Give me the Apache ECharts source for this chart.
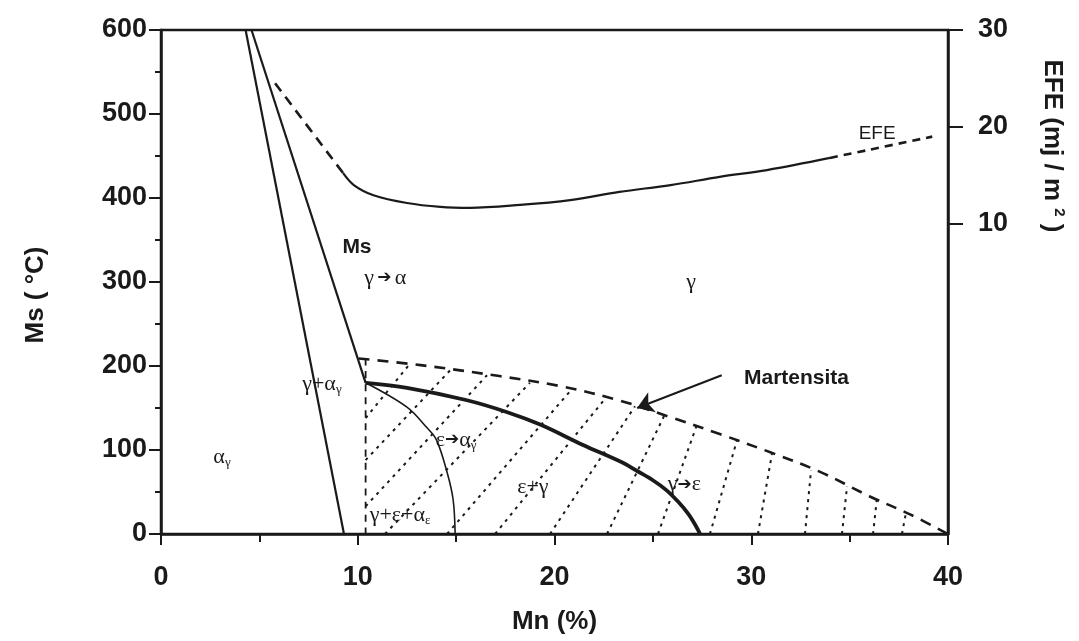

...

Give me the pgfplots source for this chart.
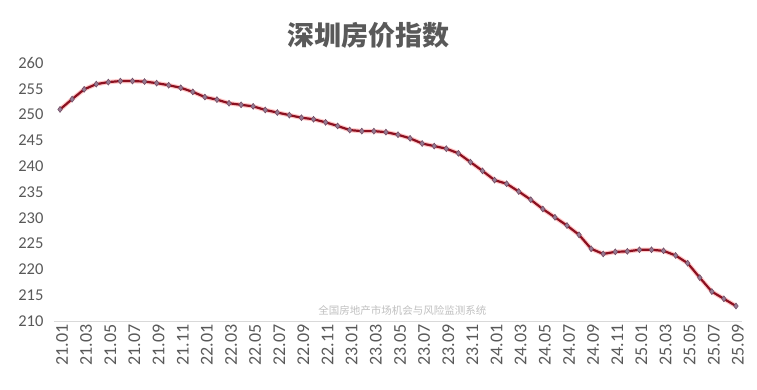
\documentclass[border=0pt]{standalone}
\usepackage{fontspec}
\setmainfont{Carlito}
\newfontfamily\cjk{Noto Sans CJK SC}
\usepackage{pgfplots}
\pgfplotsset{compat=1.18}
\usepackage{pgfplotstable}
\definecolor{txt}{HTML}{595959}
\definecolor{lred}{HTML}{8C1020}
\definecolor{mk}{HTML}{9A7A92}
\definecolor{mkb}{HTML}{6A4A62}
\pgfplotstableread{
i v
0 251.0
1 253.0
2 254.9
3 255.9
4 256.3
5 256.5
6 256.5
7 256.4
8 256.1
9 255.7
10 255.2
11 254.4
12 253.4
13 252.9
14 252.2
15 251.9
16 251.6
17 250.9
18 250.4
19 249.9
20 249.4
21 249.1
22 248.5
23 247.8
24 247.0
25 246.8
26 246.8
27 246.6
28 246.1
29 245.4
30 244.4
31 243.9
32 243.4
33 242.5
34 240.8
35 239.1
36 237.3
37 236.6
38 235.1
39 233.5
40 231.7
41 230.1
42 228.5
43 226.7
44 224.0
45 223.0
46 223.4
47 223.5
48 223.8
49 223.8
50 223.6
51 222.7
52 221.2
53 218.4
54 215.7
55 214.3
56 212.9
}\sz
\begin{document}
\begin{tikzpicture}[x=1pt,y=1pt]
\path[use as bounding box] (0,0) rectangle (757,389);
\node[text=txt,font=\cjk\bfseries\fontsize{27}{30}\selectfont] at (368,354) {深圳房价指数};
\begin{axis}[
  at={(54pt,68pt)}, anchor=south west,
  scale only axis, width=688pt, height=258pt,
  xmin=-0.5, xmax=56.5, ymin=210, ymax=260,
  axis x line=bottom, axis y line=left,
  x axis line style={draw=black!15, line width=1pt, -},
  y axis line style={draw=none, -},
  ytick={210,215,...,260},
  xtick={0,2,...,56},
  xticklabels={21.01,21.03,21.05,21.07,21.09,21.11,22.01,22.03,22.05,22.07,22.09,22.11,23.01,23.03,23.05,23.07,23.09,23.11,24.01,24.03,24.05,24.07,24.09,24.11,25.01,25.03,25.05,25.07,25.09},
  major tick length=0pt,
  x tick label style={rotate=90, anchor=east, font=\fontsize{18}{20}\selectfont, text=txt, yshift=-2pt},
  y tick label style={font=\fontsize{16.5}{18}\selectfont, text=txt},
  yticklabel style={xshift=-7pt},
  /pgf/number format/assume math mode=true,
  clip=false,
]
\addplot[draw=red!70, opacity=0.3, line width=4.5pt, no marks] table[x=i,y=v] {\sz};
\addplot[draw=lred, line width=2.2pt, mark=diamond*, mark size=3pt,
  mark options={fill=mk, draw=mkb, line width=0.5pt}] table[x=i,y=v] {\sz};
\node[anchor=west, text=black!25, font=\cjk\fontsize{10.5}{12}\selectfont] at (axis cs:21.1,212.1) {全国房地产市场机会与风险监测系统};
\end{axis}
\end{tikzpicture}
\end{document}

__WHAT YOU HAVE TO DO__
Show every line where the string "this" appears.

__SOLUTION BELOW__
Give me the Apache ECharts source for this chart.
Give me the pgfplots source for this chart.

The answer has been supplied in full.